Begin Collected material

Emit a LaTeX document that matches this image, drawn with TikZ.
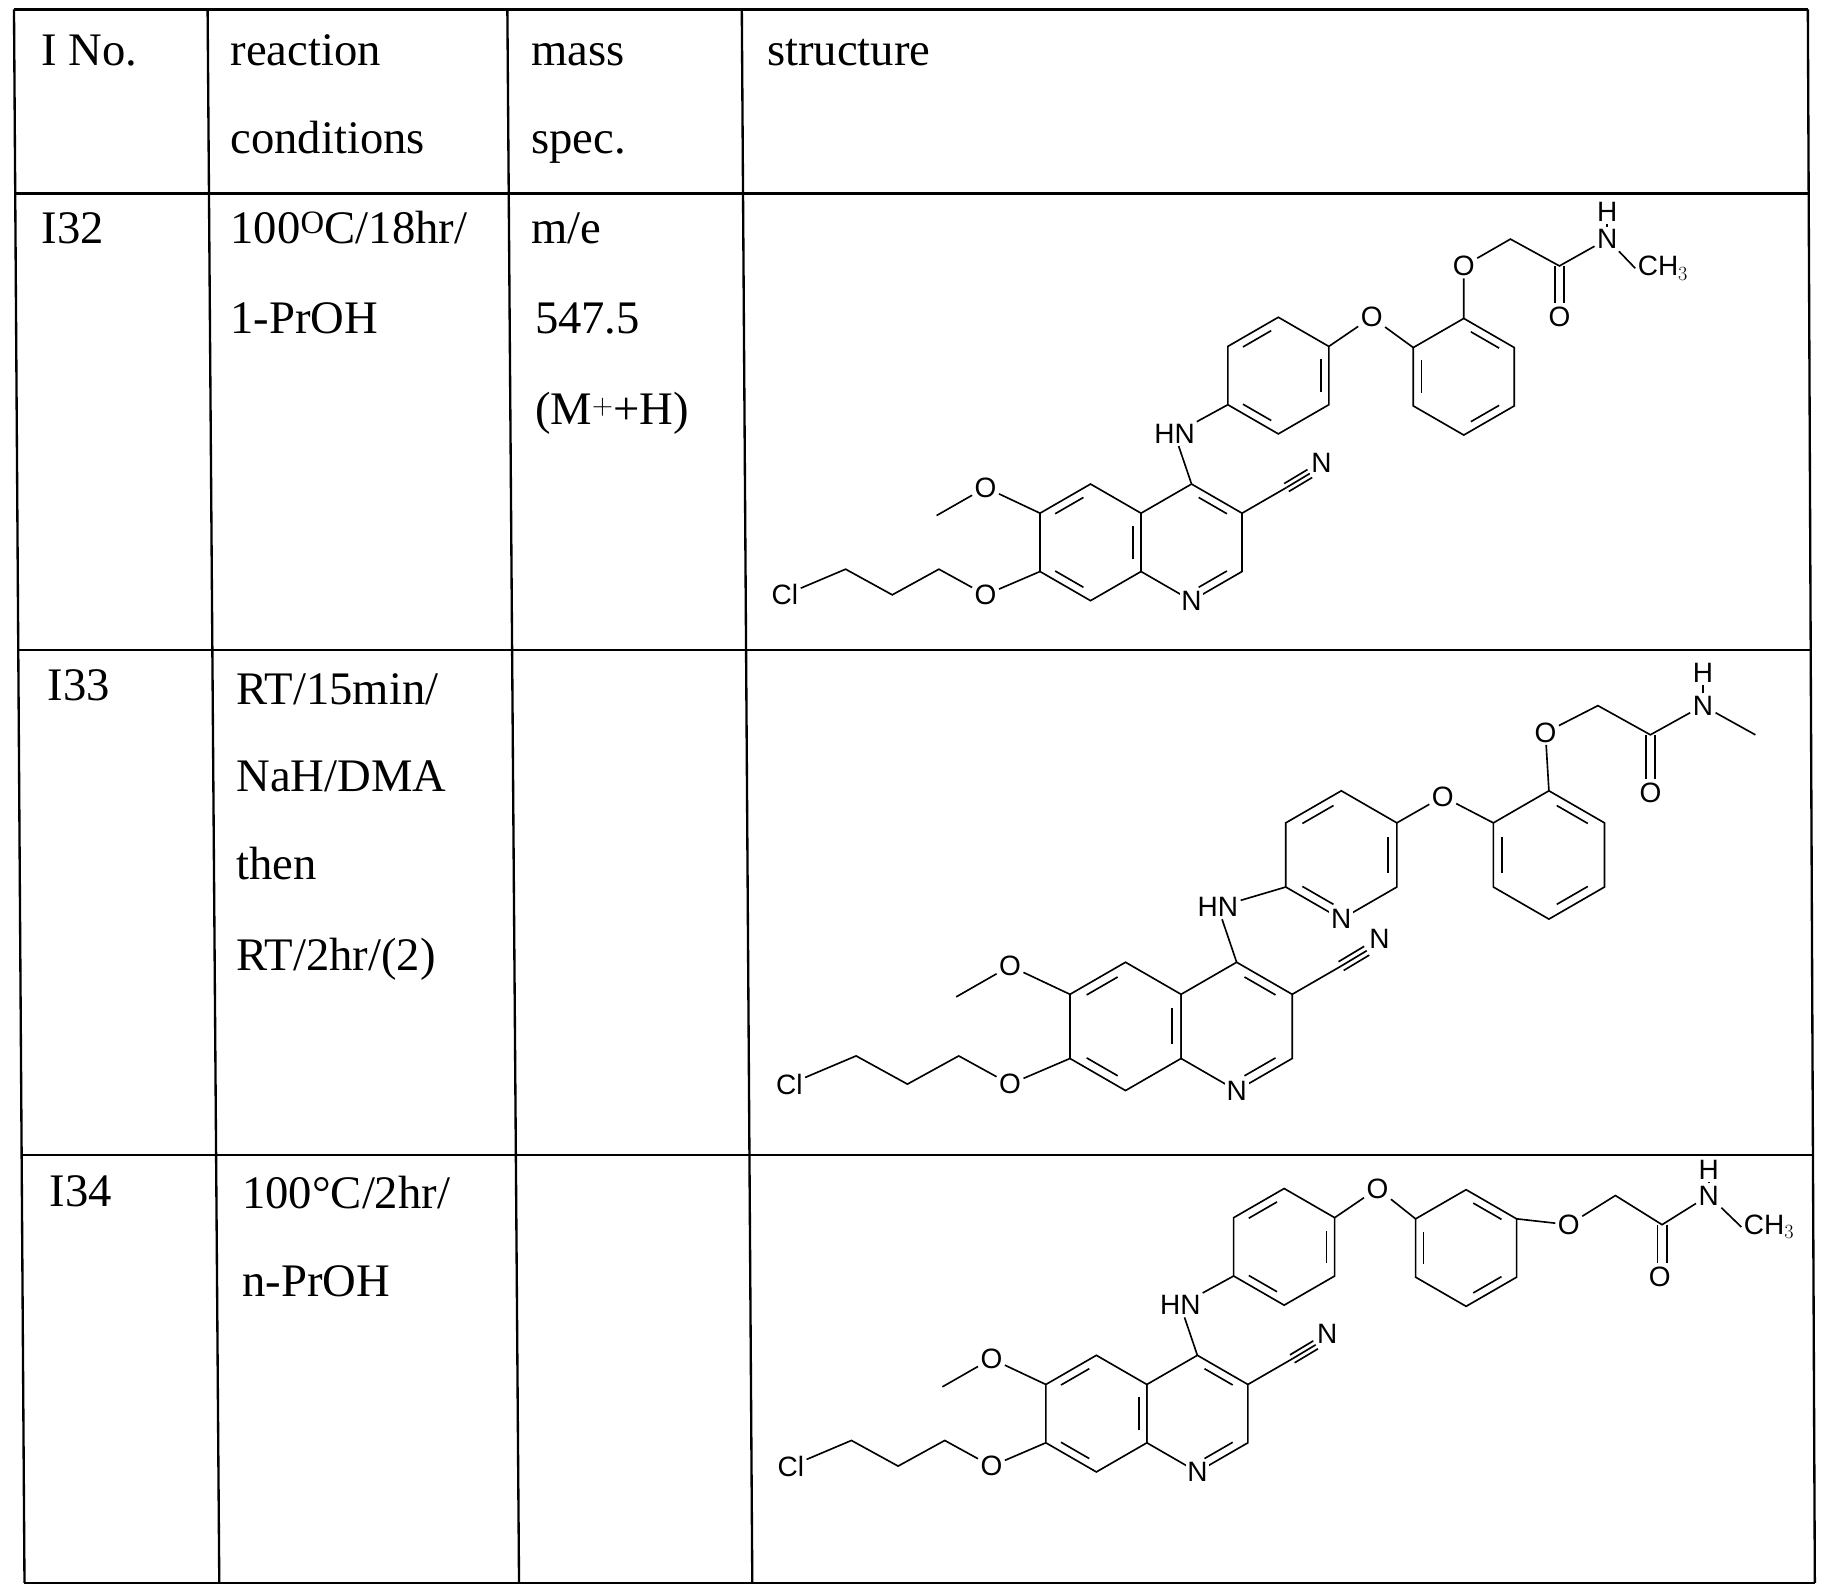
\documentclass[tikz,border=0pt]{standalone}
\usepackage{fontspec}
\setmainfont{Liberation Serif}
\setsansfont{Liberation Sans}
\tikzset{
 lab/.style={font=\sffamily\fontsize{24}{24}\selectfont, fill=white, inner sep=1.5pt},
 txt/.style={anchor=base west, font=\fontsize{40}{40}\selectfont, inner sep=0pt},
 grid/.style={line width=2pt}
}
\newcommand{\hexring}[4]{\begin{scope}[shift={#1},scale=#4]
 \draw (30:50)--(90:50)--(150:50)--(210:50)--(270:50)--(330:50)--cycle;
 \foreach \a in {#2} \draw (\a+9:39)--(\a+51:39);
 \foreach \a in {30,90,150,210,270,330} \coordinate (#3-\a) at (\a:50);
\end{scope}}
\newcommand{\quin}[3]{\begin{scope}[shift={#2},scale=#3]
 \hexring{(0,0)}{210,330,90}{#1L}{1}
 \hexring{(86.6,0)}{270,30}{#1R}{1}
 \node[lab] (#1n) at (86.6,50) {N};
 \node[lab] (#1hn) at (72,-93) {HN};
 \node[lab] (#1cn) at (198,-68) {N};
 \node[lab] (#1om) at (-90,-47) {O};
 \node[lab] (#1op) at (-90,45) {O};
 \node[lab] (#1cl) at (-262,45) {Cl};
 \draw (86.6,-50) -- (#1hn);
 \draw (-43.3,-25) -- (#1om) -- (-132,-23);
 \draw (-43.3,25) -- (#1op) -- (-130,23) -- (-170,45) -- (-210,23) -- (#1cl);
 \draw (129.9,-25) -- (168,-47);
 \draw (168,-47) -- (188,-59);
 \draw (170,-43.6) -- (190,-55.6);
 \draw (166,-50.4) -- (186,-62.4);
\end{scope}}
\begin{document}
\begin{tikzpicture}[x=1pt,y=-1pt,line width=1.4pt]
\useasboundingbox (0,0) rectangle (1563,1366);
% table
\draw[grid] (12,8) -- (1550,8);
\draw[grid] (14,166) -- (1551,166);
\draw[grid] (16,557) -- (1553,557);
\draw[grid] (19,990) -- (1554,990);
\draw[grid] (21,1357) -- (1556,1357);
\draw[grid] (12,8) -- (21,1357);
\draw[grid] (178,8) -- (188,1357);
\draw[grid] (435,8) -- (445,1357);
\draw[grid] (636,8) -- (645,1357);
\draw[grid] (1550,8) -- (1556,1357);
% texts (baselines)
\node[txt] (h1) at (35,56) {I No.};
\node[txt] (h2) at (197,56) {reaction};
\node[txt] (h3) at (197,132) {conditions};
\node[txt] (h4) at (455,56) {mass};
\node[txt] (h5) at (455,132) {spec.};
\node[txt] (h6) at (657,56) {structure};
\node[txt] (a1) at (35,209) {I32};
\node[txt] (a2) at (197,209) {100$^{\mathrm{O}}$C/18hr/};
\node[txt] (a3) at (197,286) {1-PrOH};
\node[txt] (a4) at (455,209) {m/e};
\node[txt] (a5) at (458,286) {547.5};
\node[txt] (a6) at (458,364) {(M$^{+}$+H)};
\node[txt] (b1) at (40,601) {I33};
\node[txt] (b2) at (202,604) {RT/15min/};
\node[txt] (b3) at (202,679) {NaH/DMA};
\node[txt] (b4) at (202,754) {then};
\node[txt] (b5) at (202,832) {RT/2hr/(2)};
\node[txt] (c1) at (42,1034) {I34};
\node[txt] (c2) at (207,1036) {100°C/2hr/};
\node[txt] (c3) at (207,1112) {n-PrOH};
% ---- structure 1
\quin{a}{(935,465)}{1}
\hexring{(1096,322)}{210,330,90}{ar1}{1}
\hexring{(1255,323)}{270,30,150}{ar2}{1}
\node[lab] (ao1) at (1176,272) {O};
\node[lab] (ao2) at (1255,228) {O};
\node[lab] (aoc) at (1337,272) {O};
\node[lab] (anh) at (1378,205) {N};
\node[lab] (ah) at (1378,182) {H};
\node[lab,anchor=west] (ame) at (1402,230) {CH$_3$};
\draw (ahn) -- (ar1-150);
\draw (ar1-330) -- (ao1) -- (ar2-210);
\draw (ar2-270) -- (ao2) -- (1295,205) -- (1337,228) -- (anh) -- (ame.west);
\draw (1333,228) -- (1333,260);
\draw (1341,228) -- (1341,260);
\draw (anh) -- (ah);
% ---- structure 2
\quin{b}{(965,880)}{1.1}
\hexring{(1150,733)}{210,330,90}{bp}{1.1}
\hexring{(1328,733)}{270,30,150}{bq}{1.1}
\node[lab] (bpn) at (bp-90) {N};
\node[lab] (bo1) at (1237,683) {O};
\node[lab] (bo2) at (1325,628) {O};
\node[lab] (boc) at (1415,680) {O};
\node[lab] (bnh) at (1460,605) {N};
\node[lab] (bh) at (1460,577) {H};
\draw (bhn) -- (bp-150);
\draw (bp-330) -- (bo1) -- (bq-210);
\draw (bq-270) -- (bo2) -- (1370,605) -- (1415,630) -- (bnh) -- (1505,630);
\draw (1411,630) -- (1411,668);
\draw (1419,630) -- (1419,668);
\draw (bnh) -- (bh);
% ---- structure 3
\quin{c}{(940,1212)}{1}
\hexring{(1101,1069)}{210,330,90}{cr1}{1}
\hexring{(1257,1070)}{270,30,150}{cr2}{1}
\node[lab] (co1) at (1181,1019) {O};
\node[lab] (co2) at (1345,1050) {O};
\node[lab] (coc) at (1423,1095) {O};
\node[lab] (cnh) at (1465,1025) {N};
\node[lab] (ch) at (1465,1003) {H};
\node[lab,anchor=west] (cme) at (1493,1052) {CH$_3$};
\draw (chn) -- (cr1-150);
\draw (cr1-330) -- (co1) -- (cr2-210);
\draw (cr2-330) -- (co2) -- (1385,1025) -- (1425,1050) -- (cnh) -- (cme.west);
\draw (1421,1050) -- (1421,1083);
\draw (1429,1050) -- (1429,1083);
\draw (cnh) -- (ch);
\end{tikzpicture}
\end{document}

End Collected material

■ Challenge ■
Set down the material exactly, every line of it, except for the pictures.

■ Answer to this problem ■
Emit a LaTeX document that matches this image, drawn with TikZ.
\documentclass[tikz,border=0pt]{standalone}
\usepackage{fontspec}
\setmainfont{Liberation Serif}
\setsansfont{Liberation Sans}
\tikzset{
 lab/.style={font=\sffamily\fontsize{24}{24}\selectfont, fill=white, inner sep=1.5pt},
 txt/.style={anchor=base west, font=\fontsize{40}{40}\selectfont, inner sep=0pt},
 grid/.style={line width=2pt}
}
\newcommand{\hexring}[4]{\begin{scope}[shift={#1},scale=#4]
 \draw (30:50)--(90:50)--(150:50)--(210:50)--(270:50)--(330:50)--cycle;
 \foreach \a in {#2} \draw (\a+9:39)--(\a+51:39);
 \foreach \a in {30,90,150,210,270,330} \coordinate (#3-\a) at (\a:50);
\end{scope}}
\newcommand{\quin}[3]{\begin{scope}[shift={#2},scale=#3]
 \hexring{(0,0)}{210,330,90}{#1L}{1}
 \hexring{(86.6,0)}{270,30}{#1R}{1}
 \node[lab] (#1n) at (86.6,50) {N};
 \node[lab] (#1hn) at (72,-93) {HN};
 \node[lab] (#1cn) at (198,-68) {N};
 \node[lab] (#1om) at (-90,-47) {O};
 \node[lab] (#1op) at (-90,45) {O};
 \node[lab] (#1cl) at (-262,45) {Cl};
 \draw (86.6,-50) -- (#1hn);
 \draw (-43.3,-25) -- (#1om) -- (-132,-23);
 \draw (-43.3,25) -- (#1op) -- (-130,23) -- (-170,45) -- (-210,23) -- (#1cl);
 \draw (129.9,-25) -- (168,-47);
 \draw (168,-47) -- (188,-59);
 \draw (170,-43.6) -- (190,-55.6);
 \draw (166,-50.4) -- (186,-62.4);
\end{scope}}
\begin{document}
\begin{tikzpicture}[x=1pt,y=-1pt,line width=1.4pt]
\useasboundingbox (0,0) rectangle (1563,1366);
% table
\draw[grid] (12,8) -- (1550,8);
\draw[grid] (14,166) -- (1551,166);
\draw[grid] (16,557) -- (1553,557);
\draw[grid] (19,990) -- (1554,990);
\draw[grid] (21,1357) -- (1556,1357);
\draw[grid] (12,8) -- (21,1357);
\draw[grid] (178,8) -- (188,1357);
\draw[grid] (435,8) -- (445,1357);
\draw[grid] (636,8) -- (645,1357);
\draw[grid] (1550,8) -- (1556,1357);
% texts (baselines)
\node[txt] (h1) at (35,56) {I No.};
\node[txt] (h2) at (197,56) {reaction};
\node[txt] (h3) at (197,132) {conditions};
\node[txt] (h4) at (455,56) {mass};
\node[txt] (h5) at (455,132) {spec.};
\node[txt] (h6) at (657,56) {structure};
\node[txt] (a1) at (35,209) {I32};
\node[txt] (a2) at (197,209) {100$^{\mathrm{O}}$C/18hr/};
\node[txt] (a3) at (197,286) {1-PrOH};
\node[txt] (a4) at (455,209) {m/e};
\node[txt] (a5) at (458,286) {547.5};
\node[txt] (a6) at (458,364) {(M$^{+}$+H)};
\node[txt] (b1) at (40,601) {I33};
\node[txt] (b2) at (202,604) {RT/15min/};
\node[txt] (b3) at (202,679) {NaH/DMA};
\node[txt] (b4) at (202,754) {then};
\node[txt] (b5) at (202,832) {RT/2hr/(2)};
\node[txt] (c1) at (42,1034) {I34};
\node[txt] (c2) at (207,1036) {100°C/2hr/};
\node[txt] (c3) at (207,1112) {n-PrOH};
% ---- structure 1
\quin{a}{(935,465)}{1}
\hexring{(1096,322)}{210,330,90}{ar1}{1}
\hexring{(1255,323)}{270,30,150}{ar2}{1}
\node[lab] (ao1) at (1176,272) {O};
\node[lab] (ao2) at (1255,228) {O};
\node[lab] (aoc) at (1337,272) {O};
\node[lab] (anh) at (1378,205) {N};
\node[lab] (ah) at (1378,182) {H};
\node[lab,anchor=west] (ame) at (1402,230) {CH$_3$};
\draw (ahn) -- (ar1-150);
\draw (ar1-330) -- (ao1) -- (ar2-210);
\draw (ar2-270) -- (ao2) -- (1295,205) -- (1337,228) -- (anh) -- (ame.west);
\draw (1333,228) -- (1333,260);
\draw (1341,228) -- (1341,260);
\draw (anh) -- (ah);
% ---- structure 2
\quin{b}{(965,880)}{1.1}
\hexring{(1150,733)}{210,330,90}{bp}{1.1}
\hexring{(1328,733)}{270,30,150}{bq}{1.1}
\node[lab] (bpn) at (bp-90) {N};
\node[lab] (bo1) at (1237,683) {O};
\node[lab] (bo2) at (1325,628) {O};
\node[lab] (boc) at (1415,680) {O};
\node[lab] (bnh) at (1460,605) {N};
\node[lab] (bh) at (1460,577) {H};
\draw (bhn) -- (bp-150);
\draw (bp-330) -- (bo1) -- (bq-210);
\draw (bq-270) -- (bo2) -- (1370,605) -- (1415,630) -- (bnh) -- (1505,630);
\draw (1411,630) -- (1411,668);
\draw (1419,630) -- (1419,668);
\draw (bnh) -- (bh);
% ---- structure 3
\quin{c}{(940,1212)}{1}
\hexring{(1101,1069)}{210,330,90}{cr1}{1}
\hexring{(1257,1070)}{270,30,150}{cr2}{1}
\node[lab] (co1) at (1181,1019) {O};
\node[lab] (co2) at (1345,1050) {O};
\node[lab] (coc) at (1423,1095) {O};
\node[lab] (cnh) at (1465,1025) {N};
\node[lab] (ch) at (1465,1003) {H};
\node[lab,anchor=west] (cme) at (1493,1052) {CH$_3$};
\draw (chn) -- (cr1-150);
\draw (cr1-330) -- (co1) -- (cr2-210);
\draw (cr2-330) -- (co2) -- (1385,1025) -- (1425,1050) -- (cnh) -- (cme.west);
\draw (1421,1050) -- (1421,1083);
\draw (1429,1050) -- (1429,1083);
\draw (cnh) -- (ch);
\end{tikzpicture}
\end{document}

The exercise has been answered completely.